Saved data entries >>
=-=-=-=-=
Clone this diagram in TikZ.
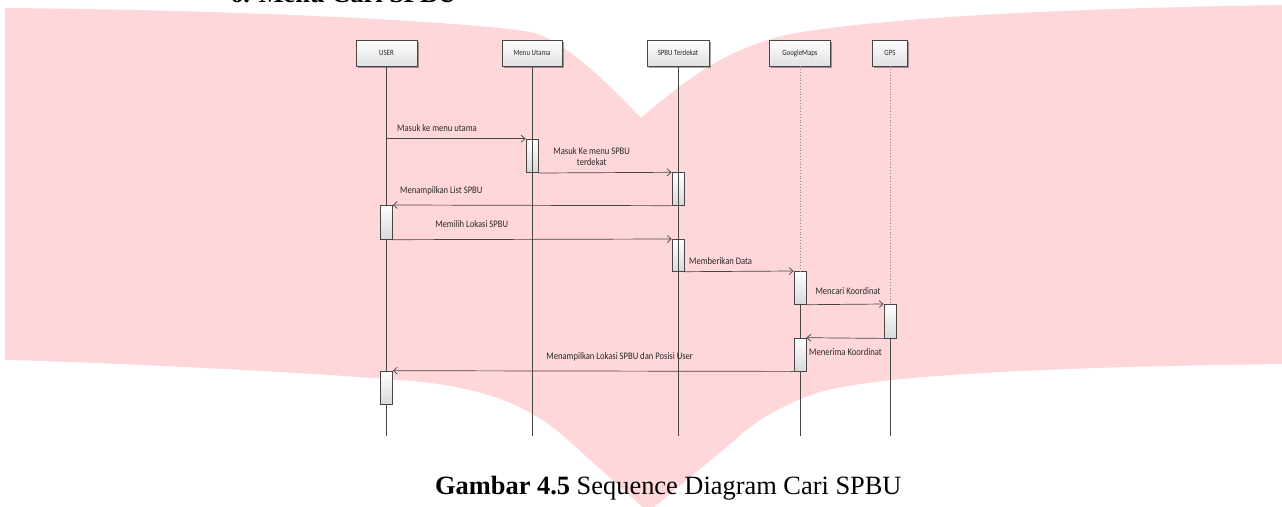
\documentclass[tikz,border=0pt]{standalone}
\usepackage{fontspec}
\setmainfont{Liberation Serif}
\newfontfamily\diagfont[FakeStretch=0.86]{Carlito}
\usetikzlibrary{arrows.meta,shadows}
\definecolor{wmpink}{RGB}{255,215,218}
\definecolor{linec}{RGB}{70,70,70}
\definecolor{txtc}{RGB}{40,40,40}
\begin{document}
\begin{tikzpicture}[x=1pt,y=-1pt,
  headbox/.style={draw=linec, line width=0.7pt, top color=white, bottom color=black!12,
    minimum height=26pt, inner sep=0pt, text=txtc,
    font=\diagfont\fontsize{8}{9}\selectfont,
    drop shadow={shadow xshift=1.5pt,shadow yshift=-1.5pt,fill=black,opacity=0.35}},
  actbox/.style={draw=linec, line width=0.7pt, top color=white, bottom color=black!15,
    minimum width=12pt, inner sep=0pt, anchor=north},
  life/.style={draw=linec, line width=0.6pt},
  dotlife/.style={draw=black!45, line width=0.6pt, dash pattern=on 0.8pt off 2pt},
  msg/.style={draw=linec, line width=0.7pt, -{Straight Barb[length=4pt,width=7pt]}},
  msglabel/.style={font=\diagfont\fontsize{10}{12}\selectfont, text=txtc, inner sep=0pt},
]
\useasboundingbox (0,0) rectangle (1282,506);

% background emblem
\fill[wmpink] (5,8) .. controls (250,10) and (470,22) .. (530,32)
  .. controls (560,38) and (600,75) .. (641,118)
  .. controls (680,85) and (720,50) .. (790,34)
  .. controls (900,15) and (1100,8) .. (1282,5)
  -- (1282,364)
  .. controls (1050,367) and (880,375) .. (820,392)
  .. controls (780,405) and (750,425) .. (735,440)
  -- (648,512) -- (560,433)
  .. controls (520,400) and (470,385) .. (400,380)
  .. controls (300,372) and (100,362) .. (5,360) -- cycle;

% section heading, cut by the page edge
\node[anchor=base west, inner sep=0pt, font=\bfseries\fontsize{26.4}{30}\selectfont] (sect) at (230,2.5) {6. Menu Cari SPBU};

% participants
\node[headbox, minimum width=61pt] (user)  at (386.5,53) {USER};
\node[headbox, minimum width=60pt] (menu)  at (532,53)   {Menu Utama};
\node[headbox, minimum width=62pt] (spbu)  at (678,53)   {SPBU Terdekat};
\node[headbox, minimum width=61pt] (gmaps) at (800,53)   {GoogleMaps};
\node[headbox, minimum width=35pt] (gps)   at (890,53)   {GPS};

\coordinate (userEnd)  at (386.5,435.7);
\coordinate (menuEnd)  at (532,435.7);
\coordinate (spbuEnd)  at (678,435.7);
\coordinate (gmapsEnd) at (800,435.7);
\coordinate (gpsEnd)   at (890,435.7);

% activation bars
\node[actbox, minimum height=33.6pt] (am1) at (532,138.7) {};
\node[actbox, minimum height=32.7pt] (as1) at (678,172.3) {};
\node[actbox, minimum height=34pt]   (au1) at (386.5,205) {};
\node[actbox, minimum height=32pt]   (as2) at (678,239) {};
\node[actbox, minimum height=33pt]   (ag1) at (800,271) {};
\node[actbox, minimum height=33.7pt] (ap1) at (890,304) {};
\node[actbox, minimum height=33pt]   (ag2) at (800,337.7) {};
\node[actbox, minimum height=33.6pt] (au2) at (386.5,370.7) {};

% lifelines (Menu Utama and SPBU Terdekat run across their bars)
\draw[life] (user.south) -- (au1.north) (au1.south) -- (au2.north) (au2.south) -- (userEnd);
\draw[life] (menu.south) -- (menuEnd);
\draw[life] (spbu.south) -- (spbuEnd);
\draw[dotlife] (gmaps.south) -- (ag1.north);
\draw[life] (ag1.south) -- (ag2.north) (ag2.south) -- (gmapsEnd);
\draw[dotlife] (gps.south) -- (ap1.north);
\draw[life] (ap1.south) -- (gpsEnd);

% messages
\draw[msg] (am1.north west -| user.south) -- (am1.north west);
\draw[msg] (am1.south east) -- (as1.north west);
\draw[msg] (as1.south west) -- (au1.north east);
\draw[msg] (au1.south east) -- (as2.north west);
\draw[msg] (as2.south east) -- (ag1.north west);
\draw[msg] (ag1.south east) -- (ap1.north west);
\draw[msg] (ap1.south west) -- (ag2.north east);
\draw[msg] (ag2.south west) -- (au2.north east);

% message labels
\node[msglabel, anchor=west] (t1) at (397,127.7) {Masuk ke menu utama};
\node[msglabel, align=center] (t2) at (591.7,156.5) {Masuk Ke menu SPBU\\[-1pt]terdekat};
\node[msglabel, anchor=west] (t3) at (400,190.7) {Menampilkan List SPBU};
\node[msglabel] (t4) at (471.7,224) {Memilih Lokasi SPBU};
\node[msglabel, anchor=west] (t5) at (689,260.7) {Memberikan Data};
\node[msglabel] (t6) at (848,291) {Mencari Koordinat};
\node[msglabel, anchor=west] (t7) at (809,352.3) {Menerima Koordinat};
\node[msglabel] (t8) at (619.7,356.7) {Menampilkan Lokasi SPBU dan Posisi User};

% caption
\node[anchor=base west, inner sep=0pt, font=\fontsize{26.4}{30}\selectfont] (cap) at (435,494)
  {\textbf{Gambar 4.5} Sequence Diagram Cari SPBU};
\end{tikzpicture}
\end{document}
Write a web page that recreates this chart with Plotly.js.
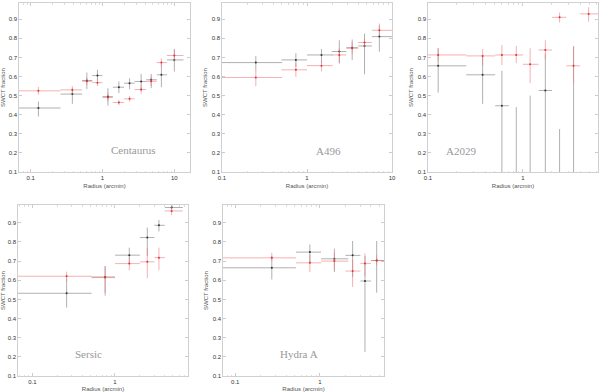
<!DOCTYPE html>
<html>
<head>
<meta charset="utf-8">
<script src="https://cdn.plot.ly/plotly-3.0.1.min.js"></script>
<style>
  body { margin: 0; background: #fff; }
  #chart { width: 600px; height: 392px; }
</style>
</head>
<body>
<div id="chart"></div>
<script>
// Centaurus
const cenR = [0.128, 0.38, 0.605, 0.85, 1.19, 1.69, 2.38, 3.45, 4.76, 6.6, 10.0];
const cenRlo = [0.06, 0.26, 0.52, 0.72, 1.0, 1.39, 2.0, 2.8, 4.05, 5.7, 7.9];
const cenRhi = [0.26, 0.52, 0.72, 1.0, 1.39, 2.0, 2.8, 4.05, 5.7, 7.9, 13.4];
const cenBlack = [0.435, 0.508, 0.579, 0.605, 0.495, 0.544, 0.565, 0.574, 0.583, 0.609, 0.687];
const cenBlackHi = [0.469, 0.539, 0.621, 0.635, 0.539, 0.574, 0.591, 0.614, 0.614, 0.670, 0.743];
const cenBlackLo = [0.391, 0.457, 0.534, 0.577, 0.447, 0.513, 0.534, 0.525, 0.539, 0.544, 0.626];
const cenRed = [0.525, 0.530, 0.575, 0.568, 0.490, 0.464, 0.483, 0.532, 0.575, 0.673, 0.710];
const cenRedHi = [0.545, 0.550, 0.595, 0.590, 0.515, 0.478, 0.497, 0.555, 0.600, 0.695, 0.743];
const cenRedLo = [0.505, 0.510, 0.555, 0.550, 0.470, 0.450, 0.468, 0.510, 0.550, 0.650, 0.678];

// A496
const a496R = [0.25, 0.74, 1.48, 2.4, 3.4, 4.75, 7.1];
const a496Rlo = [0.1, 0.5, 1.0, 1.95, 2.9, 4.0, 5.8];
const a496Rhi = [0.51, 1.0, 2.0, 2.9, 4.0, 5.8, 10];
const a496Black = [0.673, 0.687, 0.713, 0.731, 0.751, 0.760, 0.809];
const a496BlackHi = [0.708, 0.722, 0.744, 0.790, 0.794, 0.825, 0.867];
const a496BlackLo = [0.630, 0.652, 0.669, 0.669, 0.686, 0.612, 0.730];
const a496Red = [0.595, 0.635, 0.657, 0.713, 0.748, 0.778, 0.842];
const a496RedHi = [0.630, 0.670, 0.683, 0.748, 0.780, 0.800, 0.878];
const a496RedLo = [0.550, 0.598, 0.627, 0.669, 0.720, 0.750, 0.814];

// A2029 (black points below 0.1 are off the plot, only their bars show)
const a2029R = [0.128, 0.376, 0.6, 0.85, 1.19, 1.72, 2.43, 3.41, 4.91];
const a2029Rlo = [0.1, 0.253, 0.51, 0.71, 1.0, 1.46, 2.02, 2.86, 4.0];
const a2029Rhi = [0.253, 0.51, 0.71, 1.0, 1.46, 2.02, 2.86, 4.0, 6.25];
const a2029Black = [0.656, 0.609, 0.447, 0.05, 0.05, 0.527, 0.05, 0.05];
const a2029BlackHi = [0.748, 0.705, 0.630, 0.440, 0.500, 0.720, 0.325, 0.757];
const a2029BlackLo = [0.516, 0.457, 0.0, 0.0, 0.0, 0.0, 0.0, 0.0];
const a2029Red = [0.713, 0.708, 0.713, 0.713, 0.664, 0.739, 0.910, 0.656, 0.928];
const a2029RedHi = [0.748, 0.743, 0.765, 0.760, 0.748, 0.790, 0.935, 0.760, 0.963];
const a2029RedLo = [0.678, 0.660, 0.660, 0.670, 0.565, 0.690, 0.883, 0.565, 0.887];

// Sersic
const serR = [0.26, 0.76, 1.49, 2.46, 3.4, 4.84];
const serRlo = [0.06, 0.52, 1.0, 2.0, 3.0, 4.0];
const serRhi = [0.52, 1.0, 2.0, 3.0, 4.0, 6.6];
const serBlack = [0.532, 0.617, 0.731, 0.823, 0.887, 0.980];
const serBlackHi = [0.609, 0.674, 0.770, 0.875, 0.915, 0.992];
const serBlackLo = [0.457, 0.520, 0.683, 0.727, 0.855, 0.970];
const serRed = [0.621, 0.614, 0.687, 0.696, 0.718, 0.962];
const serRedHi = [0.645, 0.674, 0.720, 0.770, 0.770, 0.985];
const serRedLo = [0.595, 0.535, 0.652, 0.610, 0.652, 0.940];

// Hydra A
const hydR = [0.27, 0.76, 1.48, 2.43, 3.4, 4.67];
const hydRlo = [0.06, 0.52, 1.03, 2.0, 3.0, 4.0];
const hydRhi = [0.52, 1.03, 2.16, 3.0, 4.0, 5.7];
const hydBlack = [0.665, 0.747, 0.712, 0.730, 0.596, 0.703];
const hydBlackHi = [0.726, 0.787, 0.765, 0.805, 0.726, 0.805];
const hydBlackLo = [0.604, 0.691, 0.643, 0.617, 0.226, 0.535];
const hydRed = [0.717, 0.691, 0.700, 0.648, 0.688, 0.703];
const hydRedHi = [0.743, 0.735, 0.743, 0.708, 0.740, 0.730];
const hydRedLo = [0.700, 0.643, 0.652, 0.565, 0.620, 0.678];

const clusterNames = ['Centaurus', 'A496', 'A2029', 'Sersic', 'Hydra A'];

const BLACK = '#7a7a7a';
const RED = '#ee7a7e';

function series(n, r, rlo, rhi, y, yhi, ylo, color, dot) {
  const xs = r.slice(0, y.length);
  return {
    x: xs,
    y: y,
    xaxis: n === 1 ? 'x' : 'x' + n,
    yaxis: n === 1 ? 'y' : 'y' + n,
    type: 'scatter',
    mode: 'markers',
    marker: {size: 2, color: dot},
    error_x: {
      type: 'data', symmetric: false, width: 0, thickness: 0.6, color: color,
      array: xs.map((v, i) => rhi[i] - v),
      arrayminus: xs.map((v, i) => v - rlo[i])
    },
    error_y: {
      type: 'data', symmetric: false, width: 0, thickness: 0.6, color: color,
      array: y.map((v, i) => yhi[i] - v),
      arrayminus: y.map((v, i) => v - ylo[i])
    },
    showlegend: false,
    cliponaxis: true,
    hoverinfo: 'x+y'
  };
}

const data = [
  series(1, cenR, cenRlo, cenRhi, cenBlack, cenBlackHi, cenBlackLo, BLACK, '#333'),
  series(1, cenR, cenRlo, cenRhi, cenRed, cenRedHi, cenRedLo, RED, '#d9363c'),
  series(2, a496R, a496Rlo, a496Rhi, a496Black, a496BlackHi, a496BlackLo, BLACK, '#333'),
  series(2, a496R, a496Rlo, a496Rhi, a496Red, a496RedHi, a496RedLo, RED, '#d9363c'),
  series(3, a2029R, a2029Rlo, a2029Rhi, a2029Black, a2029BlackHi, a2029BlackLo, BLACK, '#333'),
  series(3, a2029R, a2029Rlo, a2029Rhi, a2029Red, a2029RedHi, a2029RedLo, RED, '#d9363c'),
  series(4, serR, serRlo, serRhi, serBlack, serBlackHi, serBlackLo, BLACK, '#333'),
  series(4, serR, serRlo, serRhi, serRed, serRedHi, serRedLo, RED, '#d9363c'),
  series(5, hydR, hydRlo, hydRhi, hydBlack, hydBlackHi, hydBlackLo, BLACK, '#333'),
  series(5, hydR, hydRlo, hydRhi, hydRed, hydRedHi, hydRedLo, RED, '#d9363c')
];

const W = 600, H = 392;
// plot boxes in pixels: [left, right, top, bottom], x log range, y top
const panels = [
  {box: [19, 190, 3, 172], xr: [-1.163, 1.218], ytop: 0.985},
  {box: [222, 392, 3, 172], xr: [-1, 1], ytop: 0.985},
  {box: [428, 598, 3, 172], xr: [-1, 0.79], ytop: 0.985},
  {box: [18, 188, 205, 376], xr: [-1.173, 0.883], ytop: 0.993},
  {box: [223, 384, 205, 376], xr: [-1.145, 0.756], ytop: 0.993}
];
const textPos = [[133, 150], [328, 151], [461, 151], [88, 354], [299, 354]];

const minorVals = [];
[0.01, 0.1, 1, 10].forEach(d => { for (let k = 2; k <= 9; k++) minorVals.push(k * d); });

const tickFont = {family: 'Liberation Sans, Arial, sans-serif', size: 6, color: '#333'};
const titleFont = {family: 'Liberation Sans, Arial, sans-serif', size: 6, color: '#555'};

const layout = {
  width: W, height: H,
  margin: {l: 0, r: 0, t: 0, b: 0},
  paper_bgcolor: '#fff', plot_bgcolor: '#fff',
  showlegend: false,
  annotations: []
};

panels.forEach((p, i) => {
  const n = i + 1;
  const xk = n === 1 ? 'xaxis' : 'xaxis' + n;
  const yk = n === 1 ? 'yaxis' : 'yaxis' + n;
  layout[xk] = {
    type: 'log',
    domain: [p.box[0] / W, p.box[1] / W],
    range: p.xr,
    anchor: n === 1 ? 'y' : 'y' + n,
    tickvals: [0.1, 1, 10], ticktext: ['0.1', '1', '10'],
    ticks: 'inside', ticklen: 3, tickcolor: '#aaa', tickwidth: 0.6,
    minor: {tickvals: minorVals, ticks: 'inside', ticklen: 1.5, tickcolor: '#bbb', tickwidth: 0.5, showgrid: false},
    showline: true, linecolor: '#c4c4c4', linewidth: 0.8, mirror: 'allticks',
    showgrid: false, zeroline: false,
    tickfont: tickFont,
    title: {text: 'Radius (arcmin)', font: titleFont, standoff: 3}
  };
  layout[yk] = {
    domain: [1 - p.box[3] / H, 1 - p.box[2] / H],
    range: [0.1, p.ytop],
    anchor: n === 1 ? 'x' : 'x' + n,
    tickvals: [0.1, 0.2, 0.3, 0.4, 0.5, 0.6, 0.7, 0.8, 0.9],
    ticktext: ['0.1', '0.2', '0.3', '0.4', '0.5', '0.6', '0.7', '0.8', '0.9'],
    ticks: 'inside', ticklen: 3, tickcolor: '#aaa', tickwidth: 0.6,
    showline: true, linecolor: '#c4c4c4', linewidth: 0.8, mirror: 'allticks',
    showgrid: false, zeroline: false,
    tickfont: tickFont,
    title: {text: 'SWCT fraction', font: titleFont, standoff: 3}
  };
  layout.annotations.push({
    text: clusterNames[i],
    xref: 'paper', yref: 'paper',
    x: textPos[i][0] / W, y: 1 - textPos[i][1] / H,
    xanchor: 'center', yanchor: 'middle',
    showarrow: false,
    font: {family: 'Liberation Serif, DejaVu Serif, serif', size: 11, color: '#999'}
  });
});

Plotly.newPlot('chart', data, layout, {displayModeBar: false, staticPlot: true});
</script>
</body>
</html>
=-=-=-=-=
What to do >> Copy each line of the records that contains the word "this".

Reply to the task >>
Clone this diagram in TikZ.
Write a web page that recreates this chart with Plotly.js.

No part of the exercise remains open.